Il aura fallu moins d’une semaine aux Etats-Unis comme à la Turquie pour entamer leurs plans visant à compenser la sortie du programme F35 de cette dernière, suite à la suspension de la livraison de pièces détachées du programme décidée par Washington.
Coté américain, l’objectif aura été de rapidement trouver preneur pour les 100 appareils destinés aux forces aériennes turques. Et cela n’aura pas pris bien longtemps. A peine eurent-ils présenté leurs propositions aux 4 pays concernés, que la Pologne et la Grèce répondaient favorablement et se sont déclarés intéressés pour acquérir l’appareil de Lockheed. Coté polonais, il s’agit de donner des gages aux autorités US sur l’implication du pays afin de renforcer sensiblement la présence de forces US sur son territoire. Et, le fait est, entre la proximité de la zone de contact avec la Russie, les tensions avec entre Washington et Berlin concernant le faible effort de Défense allemand et l’élimination du F35 pour remplacer ses Tornados, l’attractivité polonaise monte en flèche. Rappelons que la pays avait acquis récemment le système d’artillerie longue distance HIMARS, le systèmes Patriot PAC-3 et les hélicoptères Black Hawk, dans un attachement assumé aux matériels américains plutôt qu’européens.

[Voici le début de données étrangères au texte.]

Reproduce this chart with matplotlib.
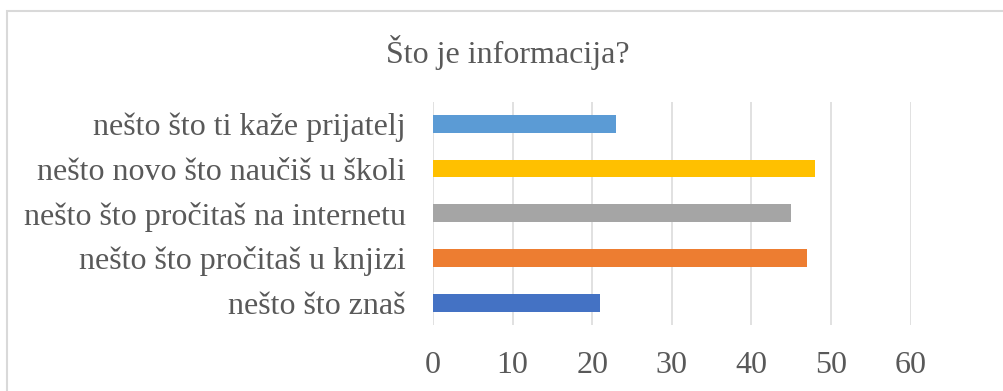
import matplotlib
matplotlib.use("Agg")
import matplotlib.pyplot as plt
from matplotlib.patches import Rectangle

# Odgovori, odozdo prema gore
kategorije = [
    "nešto što znaš",
    "nešto što pročitaš u knjizi",
    "nešto što pročitaš na internetu",
    "nešto novo što naučiš u školi",
    "nešto što ti kaže prijatelj",
]
broj_odgovora = [21, 47, 45, 48, 23]
boje = ["#4472C4", "#ED7D31", "#A5A5A5", "#FFC000", "#5B9BD5"]
x_oznake = [0, 10, 20, 30, 40, 50, 60]

TEKST = "#595959"
MREZA = "#D9D9D9"

plt.rcParams["font.family"] = ["Liberation Serif", "DejaVu Serif"]

fig = plt.figure(figsize=(10.04, 3.91), dpi=100)
ax = fig.add_axes([0.4313, 0.1688, 0.4758, 0.5716])

y = list(range(len(kategorije)))
ax.barh(y, broj_odgovora, height=0.4, color=boje, zorder=3)

ax.set_xlim(0, 60)
ax.set_ylim(-0.5, len(kategorije) - 0.5)
ax.set_xticks(x_oznake)
ax.set_xticklabels([str(v) for v in x_oznake], fontsize=23, color=TEKST)
ax.set_yticks(y)
ax.set_yticklabels(kategorije, fontsize=23, color=TEKST)
ax.tick_params(axis="x", length=0, pad=19)
ax.tick_params(axis="y", length=0, pad=19.5)
ax.grid(axis="x", color=MREZA, linewidth=1.1, zorder=0)
for s in ax.spines.values():
    s.set_visible(False)

fig.text(508 / 1004, 1 - 52 / 391, "Što je informacija?", fontsize=23,
         color=TEKST, ha="center", va="center")

# okvir grafikona
fig.patches.append(Rectangle((7 / 1004, -0.1), 1.2, 1.1 - 11.5 / 391,
                             transform=fig.transFigure, fill=False,
                             edgecolor=MREZA, linewidth=1.5))

fig.savefig("out.png", dpi=100)
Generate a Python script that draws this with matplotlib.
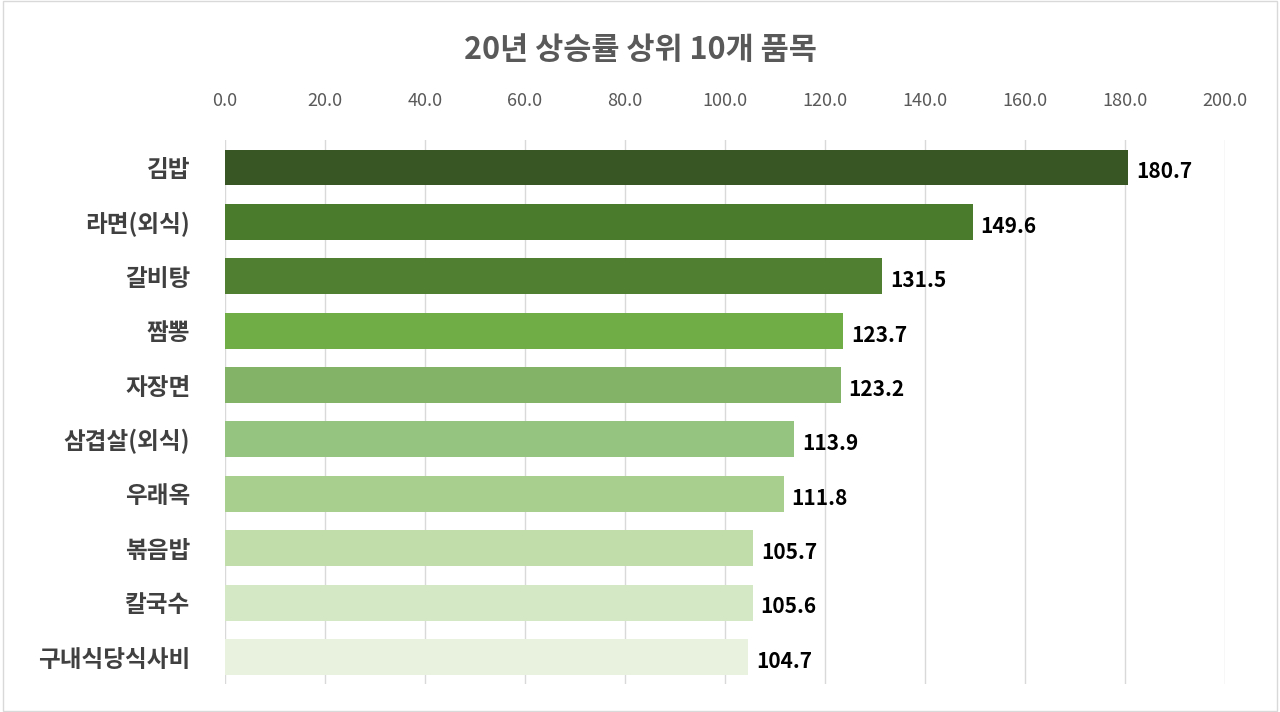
import matplotlib
matplotlib.use("Agg")
import matplotlib.pyplot as plt
from matplotlib.patches import Rectangle

plt.rcParams['font.family'] = ['Noto Sans CJK KR', 'DejaVu Sans']

categories = ["김밥", "라면(외식)", "갈비탕", "짬뽕", "자장면", "삼겹살(외식)", "우래옥", "볶음밥", "칼국수", "구내식당식사비"]
values = [180.7, 149.6, 131.5, 123.7, 123.2, 113.9, 111.8, 105.7, 105.6, 104.7]
colors = ["#375623", "#4a7a2c", "#507f31", "#70ad47", "#82b366", "#94c47f", "#a9cf8f", "#c0ddaa", "#d5e8c6", "#e8f2df"]
ticks = [0, 20, 40, 60, 80, 100, 120, 140, 160, 180, 200]

fig = plt.figure(figsize=(12.8, 7.12), dpi=100)
fig.patches.append(Rectangle((0.002, 0.002), 0.996, 0.996, transform=fig.transFigure,
                             fill=False, edgecolor="#d9d9d9", linewidth=1))
ax = fig.add_axes([0.1758, 0.039, 0.7812, 0.764])
y = list(range(len(categories)))
ax.barh(y, values, height=0.66, color=colors, zorder=3)
ax.set_ylim(len(categories) - 0.5, -0.5)
ax.set_xlim(0, 200)
ax.set_xticks(ticks)
ax.set_xticklabels([f"{t:.1f}" for t in ticks], fontsize=13, color="#595959")
ax.xaxis.tick_top()
ax.tick_params(axis='x', length=0, pad=22)
ax.set_yticks(y)
ax.set_yticklabels(categories, fontsize=17, color="#404040", fontweight='bold')
ax.tick_params(axis='y', length=0, pad=25)
ax.grid(axis='x', color="#d9d9d9", linewidth=1, zorder=0)
for s in ax.spines.values():
    s.set_visible(False)
for yi, v in zip(y, values):
    ax.text(v + 1.5, yi + 0.08, f"{v:.1f}", va='center', ha='left', fontsize=15, fontweight='bold', color="black")
fig.text(0.5, 0.93, "20년 상승률 상위 10개 품목", ha='center', va='center', fontsize=22, fontweight='bold', color="#595959")
fig.savefig("out.png", dpi=100)
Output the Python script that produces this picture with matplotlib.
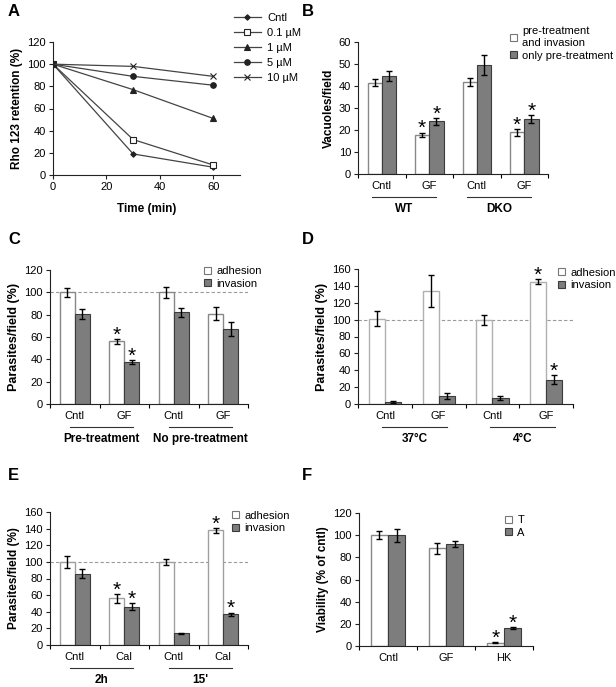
import numpy as np
import matplotlib
matplotlib.use("Agg")
import matplotlib.pyplot as plt
from matplotlib.patches import Patch
from matplotlib.transforms import blended_transform_factory

plt.rcParams['font.family'] = ['Liberation Sans', 'DejaVu Sans']
plt.rcParams['font.size'] = 8

# --- A: Rho 123 retention ---
time_min = [0, 30, 60]
rho_labels = ["Cntl", "0.1 µM", "1 µM", "5 µM", "10 µM"]
rho_cntl = [100, 19, 7]
rho_01 = [100, 32, 9]
rho_1 = [100, 77, 51]
rho_5 = [100, 89, 81]
rho_10 = [100, 98, 89]

# --- B: vacuoles/field ---
b_cats = ["Cntl", "GF", "Cntl", "GF"]
b_groups = ["WT", "DKO"]
b_white = [41.5, 17.8, 42.0, 19.0]
b_white_err = [1.6, 1.0, 1.8, 1.5]
b_grey = [44.5, 24.0, 49.5, 25.0]
b_grey_err = [2.2, 1.6, 4.5, 1.8]
b_stars_w = [False, True, False, True]
b_stars_g = [False, True, False, True]

# --- C: pre-treatment ---
c_cats = ["Cntl", "GF", "Cntl", "GF"]
c_groups = ["Pre-treatment", "No pre-treatment"]
c_adh = [100, 56, 100, 81]
c_adh_err = [4, 2, 5, 5.5]
c_inv = [81, 37.5, 82, 67]
c_inv_err = [4.5, 2, 4, 6.5]
c_stars_a = [False, True, False, False]
c_stars_i = [False, True, False, False]

# --- D: temperature ---
d_cats = ["Cntl", "GF", "Cntl", "GF"]
d_groups = ["37°C", "4°C"]
d_adh = [101, 134, 100, 145]
d_adh_err = [9, 19, 6, 3]
d_inv = [2, 9, 7, 29]
d_inv_err = [1, 3.5, 2, 5]
d_stars_a = [False, False, False, True]
d_stars_i = [False, False, False, True]

# --- E: calcium ionophore ---
e_cats = ["Cntl", "Cal", "Cntl", "Cal"]
e_groups = ["2h", "15'"]
e_adh = [100, 56, 100, 138]
e_adh_err = [7, 5, 4, 3]
e_inv = [86, 46, 14, 37]
e_inv_err = [5, 4, 1, 2]
e_stars_a = [False, True, False, True]
e_stars_i = [False, True, False, True]

# --- F: viability ---
f_cats = ["Cntl", "GF", "HK"]
f_t = [100, 88, 3]
f_t_err = [3.5, 5, 0.6]
f_a = [100, 92, 16]
f_a_err = [6, 2.5, 1]
f_stars_t = [False, False, True]
f_stars_a = [False, False, True]

GREY = '#7d7d7d'
GREY_EDGE = '#3c3c3c'

W, H = 616, 687
fig = plt.figure(figsize=(W / 100, H / 100), dpi=100)


def px_axes(left, top, right, bottom):
    return fig.add_axes([left / W, 1 - bottom / H, (right - left) / W, (bottom - top) / H])


def style(ax):
    for s in ['top', 'right']:
        ax.spines[s].set_visible(False)
    for s in ['left', 'bottom']:
        ax.spines[s].set_linewidth(0.8)
        ax.spines[s].set_color('#222222')
    ax.tick_params(length=3, width=0.8, labelsize=8, pad=2, color='#222222')


def star(ax, x, top):
    ax.annotate('*', xy=(x, top), xytext=(0, -1.2), textcoords='offset points',
                ha='center', va='baseline', fontsize=15, annotation_clip=False)


def bar_panel(ax, cats, white, white_err, grey, grey_err, st_w, st_g,
              ymax, ylabel, labels, leg_xy, groups=None, dashed=False,
              span=(-0.12, 1.15), white_edge='#a0a0a0', ylsize=8.5):
    x = np.arange(len(cats))
    w = 0.3
    ekw = dict(lw=1, capthick=1, ecolor='black')
    ax.bar(x - w / 2, white, w, yerr=white_err, color='white',
           edgecolor=white_edge, lw=1, capsize=2, error_kw=ekw)
    ax.bar(x + w / 2, grey, w, yerr=grey_err, color=GREY,
           edgecolor=GREY_EDGE, lw=0.8, capsize=2, error_kw=ekw)
    for i in range(len(cats)):
        if st_w[i]:
            star(ax, x[i] - w / 2, white[i] + white_err[i])
        if st_g[i]:
            star(ax, x[i] + w / 2, grey[i] + grey_err[i])
    if dashed:
        ax.axhline(100, color='#999999', ls='--', lw=0.8, dashes=(3, 2), zorder=0)
    ax.set_xlim(-0.5, len(cats) - 0.5)
    ax.set_ylim(0, ymax)
    ax.set_yticks(np.arange(0, ymax + 1, 20 if ymax > 60 else 10))
    ax.set_xticks(x)
    ax.set_xticklabels(cats)
    ax.set_xticks(np.arange(-0.5, len(cats)), minor=True)
    ax.set_ylabel(ylabel, fontweight='bold', fontsize=ylsize, labelpad=3)
    style(ax)
    ax.tick_params(axis='x', which='major', length=0, pad=5)
    ax.tick_params(axis='x', which='minor', length=3, width=0.8)
    if groups:
        tr = blended_transform_factory(ax.transData, ax.transAxes)
        hgt = ax.get_position().height * H
        for g, name in enumerate(groups):
            x0, x1 = span[0] + 2 * g, span[1] + 2 * g
            ax.plot([x0, x1], [-23 / hgt] * 2, color='#333333', lw=0.8,
                    transform=tr, clip_on=False)
            ax.text((x0 + x1) / 2, -35 / hgt, name, transform=tr,
                    ha='center', va='center', fontweight='bold', fontsize=8.5)
    handles = [Patch(facecolor='white', edgecolor='#777777', lw=0.8),
               Patch(facecolor=GREY, edgecolor=GREY_EDGE, lw=0.8)]
    ax.legend(handles, labels, loc='upper left', bbox_to_anchor=leg_xy,
              frameon=False, handlelength=0.6, handleheight=0.6,
              handletextpad=0.5, labelspacing=0.25, borderpad=0,
              borderaxespad=0, fontsize=8)


# Panel A
axA = px_axes(53, 42, 240, 175)
markers = ['D', 's', '^', 'o', 'x']
sizes = [2.8, 4, 4, 4, 4]
series = [rho_cntl, rho_01, rho_1, rho_5, rho_10]
handles = []
for vals, m, ms, lab in zip(series, markers, sizes, rho_labels):
    face = 'white' if m == 's' else '#222222'
    ln, = axA.plot(time_min, vals, color='#444444', lw=0.9, marker=m,
                   ms=ms, mfc=face, mec='#222222', mew=0.8)
    handles.append(ln)
axA.set_xlim(0, 70)
axA.set_ylim(0, 120)
axA.set_xticks([0, 20, 40, 60])
axA.set_yticks(np.arange(0, 121, 20))
axA.set_xlabel('Time (min)', fontweight='bold', fontsize=8.5, labelpad=8)
axA.set_ylabel('Rho 123 retention (%)', fontweight='bold', fontsize=8.5, labelpad=3)
style(axA)
fig.legend(handles, rho_labels, loc='upper left',
           bbox_to_anchor=(228 / W, 1 - 7 / H), frameon=False,
           handlelength=2.5, handletextpad=0.5, labelspacing=0.45,
           borderpad=0, fontsize=8)

# Panel B
axB = px_axes(358, 42, 548, 174)
bar_panel(axB, b_cats, b_white, b_white_err, b_grey, b_grey_err,
          b_stars_w, b_stars_g, 60, 'Vacuoles/field',
          ['pre-treatment\nand invasion', 'only pre-treatment'], (0.8, 1.12),
          groups=b_groups, span=(-0.2, 1.15), white_edge='#888888')

# Panel C
axC = px_axes(50, 270, 248, 404)
bar_panel(axC, c_cats, c_adh, c_adh_err, c_inv, c_inv_err,
          c_stars_a, c_stars_i, 120, 'Parasites/field (%)',
          ['adhesion', 'invasion'], (0.78, 1.03), groups=c_groups,
          dashed=True, span=(-0.1, 1.18), white_edge='#888888', ylsize=9)

# Panel D
axD = px_axes(358, 269, 573, 404)
bar_panel(axD, d_cats, d_adh, d_adh_err, d_inv, d_inv_err,
          d_stars_a, d_stars_i, 160, 'Parasites/field (%)',
          ['adhesion', 'invasion'], (0.93, 1.01), groups=d_groups,
          dashed=True, span=(-0.05, 1.16), white_edge='#b0b0b0', ylsize=9)

# Panel E
axE = px_axes(50, 512, 248, 645)
bar_panel(axE, e_cats, e_adh, e_adh_err, e_inv, e_inv_err,
          e_stars_a, e_stars_i, 160, 'Parasites/field (%)',
          ['adhesion', 'invasion'], (0.92, 1.01), groups=e_groups,
          dashed=True, span=(-0.1, 1.18), white_edge='#a0a0a0')

# Panel F
axF = px_axes(359, 513, 533, 646)
bar_panel(axF, f_cats, f_t, f_t_err, f_a, f_a_err, f_stars_t, f_stars_a,
          120, 'Viability (% of cntl)', ['T', 'A'], (0.84, 0.985),
          white_edge='#888888')

for lab, (x, y) in zip('ABCDEF', [(8, 12), (302, 12), (8, 240), (302, 240),
                                  (8, 475), (302, 475)]):
    fig.text(x / W, 1 - y / H, lab, fontweight='bold', fontsize=12,
             ha='left', va='center')

fig.savefig('out.png', dpi=100)
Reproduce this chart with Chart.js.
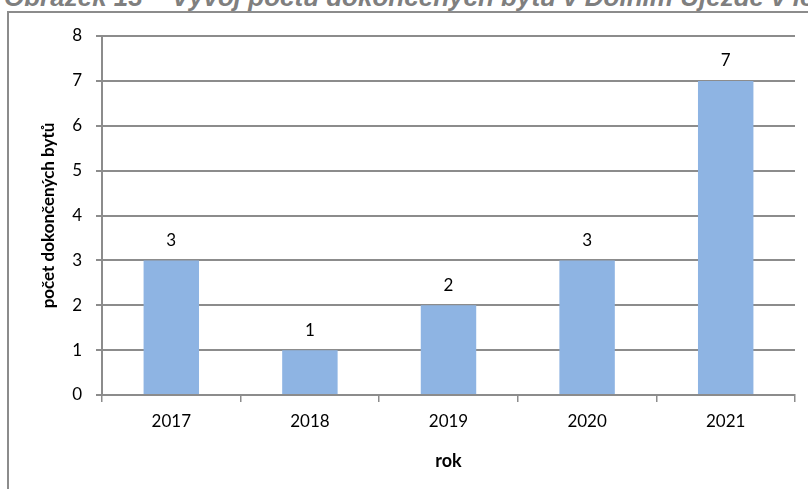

Coté Grec, la situation est sensiblement différente. Le pays est fortement contraint financièrement, et les déclarations du ministre de la Défense grec selon lesquels le pays était intéressé par l’acquisition de 24 appareils impliquent que l’offre financière qui accompagne l’offre technologique doit être plus que motivante. En outre, il s’agirait d’un retournement de situation face à la Turquie qui devait, jusqu’il y a peu, représenter une menace très difficile à contenir pour les armés helléniques, avec la centaine de F35A qui étaient commandés.
La Turquie, justement, qui ne reste pas inactive. Via les voix diplomatiques, le pays répète en boucle que l’acquisition de système S-400 ne menace aucunement les systèmes de l’OTAN, et que le pays a respecté en tout point ses engagements industriels dans le programme F35 comme dans l’OTAN. A contrario, le président Erdogan a rencontré le président russe V.Poutine aujourd’hui 8 avril, pour discuter des possibilités de rapprochement des deux pays. Outre les aspects économiques, les deux hommes ont également abordé une « collaboration accrue » en matière d’équipements de Défense, selon les rapports faits de la rencontre. Le message aux Etats-Unis est clair, la Turquie ne se retrouverait pas isolé en cas de retrait définitif du programme F-35, voir en cas de retrait de l’OTAN. Il serait surprenant, à ce titre, que le président Erdogan maintienne la Turquie au sein de l’OTAN alors que les Etats-Unis auraient mis le pays sous embargo technologique, tout en menant une offensive économique visant à dévaluer la livre turque.
Pour la Russie, sortir la Turquie de l’OTAN pour s’en faire un allié militaire, un partenaire technologique et un client de matériels de Défense serait un succès extraordinaire. En outre, l’OTAN perdrait le contrôle du Bosphore, et par voie de conséquence, verrait ses positions en mer noire largement compromises, comme en méditerranée orientale. Enfin, Ankara serait en mesure de partager avec Moscou certaines technologies modernes et stratégies de Défense de L’OTAN, acquises lors des programmes de coopération (Hélicoptère T129, F16-block52+, F-35A, char lourd Altay et corvettes Ada).
De fait, si les tensions américano-turques ne devaient pas s’aplanir, et il n’y a que peu de raisons qu’elles le fassent, il ne serait pas surprenant de voir Ankara acquérir des avions de combat Su-35 et Su-57, comme de voir Moscou remplacer Londres dans le programme TFX.